The last place I talk to him is in his bedroom, which is right next to my office, and pretty much the way he left it. Of course we have cleaned it up a bit, and we have gifted or donated some of his possessions to people who mean something to us, but it is still the way he left it. We gave Andrew’s desk and his suits that he only wore once to Guillermo, who told me whenever his grandson wears them he thinks of Andrew and says a prayer. We gave Todd his snowboard, so we know it is being used by someone who was Andrew’s closest confidant. We gave away little things here and there so that the memory of Andrew lives on in other places, and with other people. But there is so much more of him in the room.

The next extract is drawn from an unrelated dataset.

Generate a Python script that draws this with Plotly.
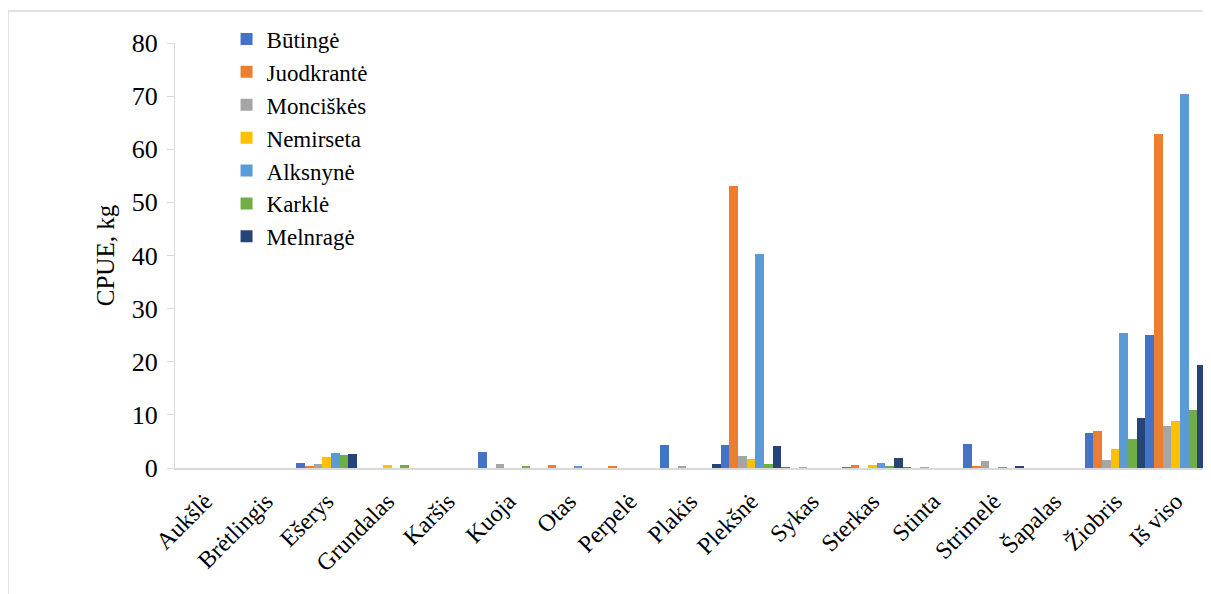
import plotly.graph_objects as go

categories = ["Aukšlė", "Brėtlingis", "Ešerys", "Grundalas", "Karšis", "Kuoja", "Otas",
              "Perpelė", "Plakis", "Plekšnė", "Sykas", "Sterkas", "Stinta", "Strimelė",
              "Šapalas", "Žiobris", "Iš viso"]

butinge     = [0, 0, 0.9, 0, 0, 3.1, 0, 0, 4.3, 4.4, 0.1, 0.15, 0.1, 4.45, 0, 6.6, 25.0]
juodkrante  = [0, 0, 0.45, 0, 0, 0, 0.65, 0.2, 0, 53.1, 0, 0.6, 0, 0.4, 0, 7.0, 62.8]
monciskes   = [0, 0, 0.8, 0, 0, 0.7, 0, 0, 0.25, 2.3, 0.1, 0, 0.1, 1.35, 0, 1.5, 7.85]
nemirseta   = [0, 0, 2.1, 0.55, 0, 0, 0, 0, 0, 1.7, 0, 0.5, 0, 0, 0, 3.6, 8.85]
alksnyne    = [0, 0, 2.9, 0, 0, 0, 0.4, 0, 0, 40.2, 0, 1.0, 0, 0.1, 0, 25.5, 70.4]
karkle      = [0, 0, 2.5, 0.6, 0, 0.4, 0, 0, 0, 0.8, 0, 0.25, 0, 0, 0, 5.5, 11.0]
melnrage    = [0, 0, 2.7, 0, 0, 0, 0, 0, 0.75, 4.1, 0, 1.9, 0, 0.25, 0, 9.35, 19.45]

series = [
    ("Būtingė", butinge, "#4472C4"),
    ("Juodkrantė", juodkrante, "#ED7D31"),
    ("Monciškės", monciskes, "#A5A5A5"),
    ("Nemirseta", nemirseta, "#FFC000"),
    ("Alksnynė", alksnyne, "#5B9BD5"),
    ("Karklė", karkle, "#70AD47"),
    ("Melnragė", melnrage, "#264478"),
]

FONT = "Liberation Serif"

fig = go.Figure()
for name, vals, color in series:
    fig.add_trace(go.Bar(
        x=categories, y=vals, name=name,
        marker=dict(color=color, line=dict(width=0)),
    ))

# page has an 8px body margin, so the figure is offset by 8px
fig.update_layout(
    width=1203, height=586,
    paper_bgcolor="white", plot_bgcolor="white",
    margin=dict(l=167, r=5, t=35, b=126, autoexpand=False),
    barmode="group", bargap=0, bargroupgap=0,
    font=dict(family=FONT, color="black", size=22),
    showlegend=True,
    legend=dict(
        x=0.05, y=1.06, xanchor="left", yanchor="top",
        font=dict(family=FONT, size=23, color="black"),
        bgcolor="rgba(0,0,0,0)", traceorder="normal",
        itemwidth=30,
    ),
    xaxis=dict(
        showline=True, linecolor="#d9d9d9", linewidth=1.5,
        ticks="", tickangle=-45, showgrid=False, automargin=False,
        tickfont=dict(family=FONT, size=24, color="black"),
        ticklabelstandoff=8,
    ),
    yaxis=dict(
        range=[0, 80], dtick=10, showline=True, linecolor="#d9d9d9", linewidth=1,
        ticks="outside", ticklen=7, tickcolor="#d9d9d9", showgrid=False,
        automargin=False,
        tickfont=dict(family=FONT, size=26, color="black"),
        ticklabelstandoff=4,
        title=dict(text="CPUE, kg", font=dict(family=FONT, size=25, color="black"), standoff=10),
        zeroline=False,
    ),
)

fig.add_shape(type="rect", xref="paper", yref="paper",
              x0=-0.162, x1=1.01, y0=-0.32, y1=1.0753,
              line=dict(color="#d9d9d9", width=1.5), fillcolor="rgba(0,0,0,0)", layer="below")

fig.write_html("out.html")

Andrew’s guitar. He taught himself to play because he loved to create music.

I go in the room and sit on his bed. I smell his pillow, and I run my hand over his guitar. I look at the pictures of him, and at the things that he held close. I see his glasses that he loved to wear, his Rubiks cubes he loved to solve, his hockey trophies, his team jackets, and his other toys. I sit there and I ask him how he is, where he is, and let him know how much we all miss him. I ask him why he is not here anymore, and that he really should be here. It kills me that he is gone, that my son is not with me anymore, that he will not grow up any more – and I tell him that. But my pain falls on deaf ears.

But as I said before, the conversation is one-sided. I talk; that’s it. Sometimes I look up when I talk and ask questions in the hopes that he sees my face from above…and remembers me, and sees my love for him. Other times I hold my face in my hands to hide my streaming tears. It is different every time.

But I still talk to him, I still talk to my son, every single day.